Charles Krauthammer says his beautiful invasion of Iraq was ruined by . . . Iraqis. People who want to blame U.S. policymakers for the disastrous consequences of U.S. policy are just engaged in self-flattery. This is what the French call "bullshit." Obviously, the fact that Iraq is populated by Iraqis was a fact that American policymakers and pundits should have been taking into account before invading the war, not some unknowable contingency. And, indeed, even insofar as unknowable contingencies have frustrated our efforts in Iraq, the fact that war is risky was something to take into account in advance.

Ironically, this mentality helps precisely what's gone wrong. The neoconservative approach to Iraq has always been marked by a remarkable combination of overoptimism about social and political conditions in Iraq with a not-so-well-veiled racist contempt for Arabs. Obviously, however, one of the major elements of Iraqi society that's made reconstructing it into a democracy under our tutelage is that Iraqis have not felt that it would be a good idea to surrender supreme power over their lives to a foreign occupying force led by people who, rather transparently, don't give a damn about them.
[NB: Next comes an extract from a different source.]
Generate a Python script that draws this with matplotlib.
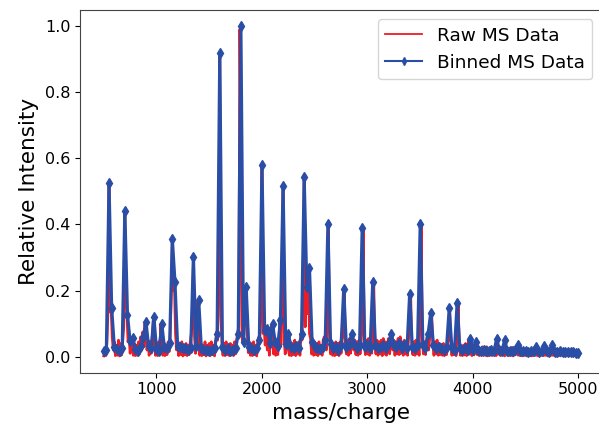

Its Origin and Purpose Still a Total Mystery

Before reaching his hilariously predictable conclusion -- the thing to do in Iraq is make sure the Palestinians remain subjected to foreign military occupation for as long as possible -- New Republic editor-in-chief Martin Peretz offers up this striking aperçu:

Give George W. Bush his due. He took down the Taliban. And he also took down the savage Caesar. These are achievements. What he did not grasp--and what, for that matter, Baker and those for whom he speaks also do not grasp--is the sheer and relentless butchery of which both Sunni and Shia are capable. The fiendish barbarism of decapitated heads and mutilated bodies is now a reflex of the warriors and nothing exceptional, a commonplace. Even the bare rudiments of civilization will not soon come back to the banks of the Tigris and the Euphrates.

The bare rudiments of civilization, eh? No al-Qaeda recruiting videos -- or, for that matter, written language -- to worry about then. As one wit whose name I'll withhold to protect the innocent observed, the civil war shouldn't get too out of hand since the participants won't have any wheels. Just two sides trying to slug it out with rocks and so forth. Eventually, either Sunni or Shiite will figure out how to crack the stones so as to reveal sharp edges and they'll have an upper hand against their stick-tossing adversaries. Fortunately, in civilized parts of the world there's no history of ethnically motivated killing and mutilation so we can all rest secure in our easy sense of innate moral superiority to the towel heads.